I've started a new job and found that there's a messy version control problem and I'd appreciate any thoughts you might have on how to bring it under control:

  • Project U is a large nominally upstream project (millions of LOCs, tens of thousands of files).
  • Project S is a long-lived fork of one directory, D, in the upstream project U (no other code is used).
  • Both project U and project S use git for version control.
  • D has around 1,500 files with modifications to a fair number (our version runs on a non-traditional OS).
  • Historically, developers here manually incorporate diffs from U to S with three-way merge and keep a log of the version they updated on a spreadsheet.

This seems like a recipe for hours of tedious merging and minor disasters from mixed versions of files and potentially missed security updates. It's expected that there are some errors in the spreadsheet and a base version guessing tool that helps developers figure out the base version for files when trying to roll them forward.

What I'm wondering is if there's a path to cleaning this up? Could we retrofit having an upstream repository and merging off of changes that occur there instead?

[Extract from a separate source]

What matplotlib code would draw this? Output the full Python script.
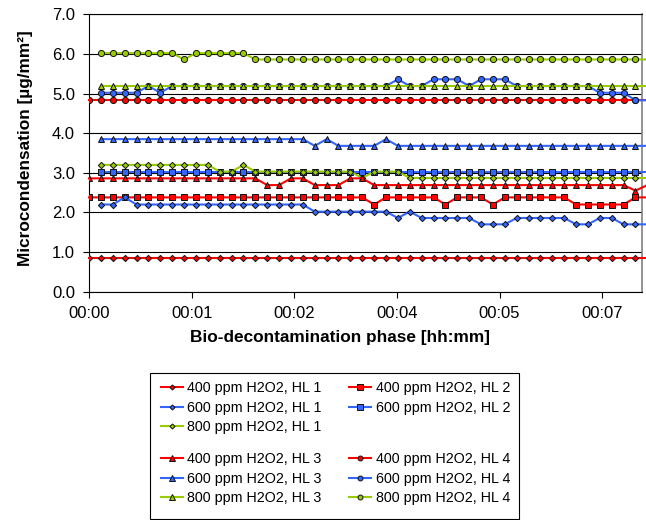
import numpy as np
import matplotlib
matplotlib.use("Agg")
from matplotlib import pyplot as plt
from matplotlib.lines import Line2D
from matplotlib.patches import Rectangle
from matplotlib.ticker import MultipleLocator, FuncFormatter

plt.rcParams['font.family'] = ['Liberation Sans', 'DejaVu Sans']

# one reading every 10 s (last point lies just past the axis end)
t = np.arange(0, 480, 10)
nan = np.nan

hl1_400 = [0.86, 0.86, 0.86, 0.86, 0.86, 0.86, 0.86, 0.86, 0.86, 0.86, 0.86, 0.86,
           0.86, 0.86, 0.86, 0.86, 0.86, 0.86, 0.86, 0.86, 0.86, 0.86, 0.86, 0.86,
           0.86, 0.86, 0.86, 0.86, 0.86, 0.86, 0.86, 0.86, 0.86, 0.86, 0.86, 0.86,
           0.86, 0.86, 0.86, 0.86, 0.86, 0.86, 0.86, 0.86, 0.86, 0.86, 0.86, 0.86]
hl1_600 = [nan, 2.20, 2.20, 2.38, 2.20, 2.20, 2.20, 2.20, 2.20, 2.20, 2.20, 2.20,
           2.20, 2.20, 2.20, 2.20, 2.20, 2.20, 2.20, 2.02, 2.02, 2.02, 2.02, 2.02,
           2.02, 2.02, 1.86, 2.02, 1.86, 1.86, 1.86, 1.86, 1.86, 1.70, 1.70, 1.70,
           1.86, 1.86, 1.86, 1.86, 1.86, 1.70, 1.70, 1.86, 1.86, 1.70, 1.70, 1.70]
hl1_800 = [nan, 3.20, 3.20, 3.20, 3.20, 3.20, 3.20, 3.20, 3.20, 3.20, 3.20, 3.03,
           3.03, 3.20, 3.03, 3.03, 3.03, 3.03, 3.03, 3.03, 3.03, 3.03, 3.03, 2.87,
           3.03, 3.03, 3.03, 2.87, 2.87, 2.87, 2.87, 2.87, 2.87, 2.87, 2.87, 2.87,
           2.87, 2.87, 2.87, 2.87, 2.87, 2.87, 2.87, 2.87, 2.87, 2.87, 2.87, 2.87]
hl2_400 = [2.38, 2.38, 2.38, 2.38, 2.38, 2.38, 2.38, 2.38, 2.38, 2.38, 2.38, 2.38,
           2.38, 2.38, 2.38, 2.38, 2.38, 2.38, 2.38, 2.38, 2.38, 2.38, 2.38, 2.38,
           2.20, 2.38, 2.38, 2.38, 2.38, 2.38, 2.20, 2.38, 2.38, 2.38, 2.20, 2.38,
           2.38, 2.38, 2.38, 2.38, 2.38, 2.20, 2.20, 2.20, 2.20, 2.20, 2.38, 2.38]
hl2_600 = [nan, 3.03, 3.03, 3.03, 3.03, 3.03, 3.03, 3.03, 3.03, 3.03, 3.03, 3.03,
           3.03, 3.03, 3.03, 3.03, 3.03, 3.03, 3.03, 3.03, 3.03, 3.03, 3.03, 3.03,
           3.03, 3.03, 3.03, 3.03, 3.03, 3.03, 3.03, 3.03, 3.03, 3.03, 3.03, 3.03,
           3.03, 3.03, 3.03, 3.03, 3.03, 3.03, 3.03, 3.03, 3.03, 3.03, 3.03, 3.03]
hl3_400 = [2.86, 2.86, 2.86, 2.86, 2.86, 2.86, 2.86, 2.86, 2.86, 2.86, 2.86, 2.86,
           2.86, 2.86, 2.86, 2.69, 2.69, 2.86, 2.86, 2.69, 2.69, 2.69, 2.86, 2.86,
           2.69, 2.69, 2.69, 2.69, 2.69, 2.69, 2.69, 2.69, 2.69, 2.69, 2.69, 2.69,
           2.69, 2.69, 2.69, 2.69, 2.69, 2.69, 2.69, 2.69, 2.69, 2.69, 2.55, 2.69]
hl3_600 = [nan, 3.85, 3.85, 3.85, 3.85, 3.85, 3.85, 3.85, 3.85, 3.85, 3.85, 3.85,
           3.85, 3.85, 3.85, 3.85, 3.85, 3.85, 3.85, 3.68, 3.85, 3.68, 3.68, 3.68,
           3.68, 3.85, 3.68, 3.68, 3.68, 3.68, 3.68, 3.68, 3.68, 3.68, 3.68, 3.68,
           3.68, 3.68, 3.68, 3.68, 3.68, 3.68, 3.68, 3.68, 3.68, 3.68, 3.68, 3.68]
hl3_800 = [nan, 5.18, 5.18, 5.18, 5.18, 5.18, 5.18, 5.18, 5.18, 5.18, 5.18, 5.18,
           5.18, 5.18, 5.18, 5.18, 5.18, 5.18, 5.18, 5.18, 5.18, 5.18, 5.18, 5.18,
           5.18, 5.18, 5.18, 5.18, 5.18, 5.18, 5.18, 5.18, 5.18, 5.18, 5.18, 5.18,
           5.18, 5.18, 5.18, 5.18, 5.18, 5.18, 5.18, 5.18, 5.18, 5.18, 5.18, 5.18]
hl4_400 = [4.83, 4.83, 4.83, 4.83, 4.83, 4.83, 4.83, 4.83, 4.83, 4.83, 4.83, 4.83,
           4.83, 4.83, 4.83, 4.83, 4.83, 4.83, 4.83, 4.83, 4.83, 4.83, 4.83, 4.83,
           4.83, 4.83, 4.83, 4.83, 4.83, 4.83, 4.83, 4.83, 4.83, 4.83, 4.83, 4.83,
           4.83, 4.83, 4.83, 4.83, 4.83, 4.83, 4.83, 4.83, 4.83, 4.83, 4.83, 4.83]
hl4_600 = [nan, 5.02, 5.02, 5.02, 5.02, 5.19, 5.02, 5.19, 5.19, 5.19, 5.19, 5.19,
           5.19, 5.19, 5.19, 5.19, 5.19, 5.19, 5.19, 5.19, 5.19, 5.19, 5.19, 5.19,
           5.19, 5.19, 5.36, 5.19, 5.19, 5.36, 5.36, 5.36, 5.19, 5.36, 5.36, 5.36,
           5.19, 5.19, 5.19, 5.19, 5.19, 5.19, 5.19, 5.02, 5.02, 5.02, 4.83, 4.83]
hl4_800 = [nan, 6.02, 6.02, 6.02, 6.02, 6.02, 6.02, 6.02, 5.86, 6.02, 6.02, 6.02,
           6.02, 6.02, 5.86, 5.86, 5.86, 5.86, 5.86, 5.86, 5.86, 5.86, 5.86, 5.86,
           5.86, 5.86, 5.86, 5.86, 5.86, 5.86, 5.86, 5.86, 5.86, 5.86, 5.86, 5.86,
           5.86, 5.86, 5.86, 5.86, 5.86, 5.86, 5.86, 5.86, 5.86, 5.86, 5.86, 5.86]

RED = "#FF0000"
BLUE = "#3366FF"
GREEN = "#99CC00"

# label, values, colour, marker, marker size
series = [
    ("400 ppm H2O2, HL 1", hl1_400, RED, "D", 3.2),
    ("400 ppm H2O2, HL 2", hl2_400, RED, "s", 4.8),
    ("600 ppm H2O2, HL 1", hl1_600, BLUE, "D", 3.2),
    ("600 ppm H2O2, HL 2", hl2_600, BLUE, "s", 4.8),
    ("800 ppm H2O2, HL 1", hl1_800, GREEN, "D", 3.2),
    ("400 ppm H2O2, HL 3", hl3_400, RED, "^", 4.8),
    ("400 ppm H2O2, HL 4", hl4_400, RED, "o", 4.4),
    ("600 ppm H2O2, HL 3", hl3_600, BLUE, "^", 4.8),
    ("600 ppm H2O2, HL 4", hl4_600, BLUE, "o", 4.4),
    ("800 ppm H2O2, HL 3", hl3_800, GREEN, "^", 4.8),
    ("800 ppm H2O2, HL 4", hl4_800, GREEN, "o", 4.4),
]

fig = plt.figure(figsize=(6.46, 5.2), dpi=100)
ax = fig.add_axes([89/646, 1 - 291.7/520, 553/646, 277.4/520])

handles = {}
for i, (label, y, color, marker, ms) in enumerate(series):
    z = 3 + i * 0.01
    ln, = ax.plot(t, y, color=color, lw=1.5, clip_on=False, zorder=z)
    mk, = ax.plot(t, y, ls="none", marker=marker, ms=ms, mfc=color,
                  mec="#111111", mew=0.7, zorder=z)
    handles[label] = (ln, mk)

ax.set_xlim(0, 465.5)
ax.set_ylim(0, 7)
ax.xaxis.set_major_locator(MultipleLocator(86.4))
ax.xaxis.set_major_formatter(FuncFormatter(
    lambda s, _: f"{int(s // 3600):02d}:{int(s % 3600 // 60):02d}"))
ax.yaxis.set_major_locator(MultipleLocator(1))
ax.yaxis.set_major_formatter(FuncFormatter(lambda v, _: f"{v:.1f}"))
ax.tick_params(direction="out", length=4, width=0.8, labelsize=12, pad=6)
ax.yaxis.grid(True, color="black", lw=0.8)
ax.set_axisbelow(True)
for side in ["left", "bottom", "top"]:
    ax.spines[side].set_color("black")
    ax.spines[side].set_linewidth(0.8)
ax.spines["right"].set_color("#808080")
ax.spines["right"].set_linewidth(1.2)

ax.set_xlabel("Bio-decontamination phase [hh:mm]", fontsize=12.4, fontweight="bold")
ax.xaxis.set_label_coords(0.454, -0.138)
ax.set_ylabel("Microcondensation [µg/mm²]", fontsize=12.4, fontweight="bold")
ax.yaxis.set_label_coords(-0.101, 0.516)

# legend: two blocks in one frame
blank = Line2D([], [], ls="none")
top_labels = ["400 ppm H2O2, HL 1", "600 ppm H2O2, HL 1", "800 ppm H2O2, HL 1",
              "400 ppm H2O2, HL 2", "600 ppm H2O2, HL 2", None]
bot_labels = ["400 ppm H2O2, HL 3", "600 ppm H2O2, HL 3", "800 ppm H2O2, HL 3",
              "400 ppm H2O2, HL 4", "600 ppm H2O2, HL 4", "800 ppm H2O2, HL 4"]
leg_kw = dict(ncol=2, loc="upper left", frameon=False, fontsize=10.3,
              handlelength=1.55, handletextpad=0.3, columnspacing=1.9,
              labelspacing=0.4, borderpad=0, borderaxespad=0, markerscale=0.8,
              numpoints=1)
for labels, top in [(top_labels, 381), (bot_labels, 452)]:
    hs = [handles[l] if l else blank for l in labels]
    ls = [l if l else "" for l in labels]
    fig.legend(hs, ls, bbox_to_anchor=(161/646, 1 - top/520), **leg_kw)
fig.add_artist(Rectangle((150/646, 1/520), 369/646, 146/520, transform=fig.transFigure,
                         fill=False, ec="black", lw=0.8))

plt.savefig("out.png", dpi=100)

I've found git-filter-repo might be an appropriate tool for creating an intermediate repo that is scoped to the directory D in U. However, I'm having a hard time seeing how to connect up the the upstream and start working off that instead. Is this possible? Perhaps we get all the files in our repo based off a common version in the upstream so we have upstream base version plus a diff and can then go from there, but I'm struggling to put the pieces together.

Thanks in advance

  • 1
    Since Git is based on *commits* (not files), filtering one repository down to just a directory is not going to help any: the new commits made by such a filter are unrelated to the original commits. (Remember that filter-branch or filter-repo, either one, works by taking some set of original commits and using those to build new-and-improved replacement commits.) You would in fact need to find or produce a common project, or use submodules, or something similar here and none of this will be easy. Probably the hardest part will be the corporate culture part. :-) – torek Jun 13 '21 at 10:39
  • Thanks Torek. A common project is probably hard: there's no way upstream would take the changes here: they're not cleanly factored out, they just replace existing code; and I can't see upstream wanting to split up their project. Culture might be okay, the folks who instigated this are long gone. – Peter Orson Jun 13 '21 at 13:05
  • Have you considered tricking git into relating U and S by using `git commit-tree`? If you merge both branches by say, creating a merge revision in U that brings in the tip of S, from that moment on bringing stuff over from S into U should be rather trivial.... the other way around? Well, you will need to try. – eftshift0 Jun 13 '21 at 15:23
  • Thanks @eftshift0, I'll look into it. – Peter Orson Jun 13 '21 at 18:30

0 Answers0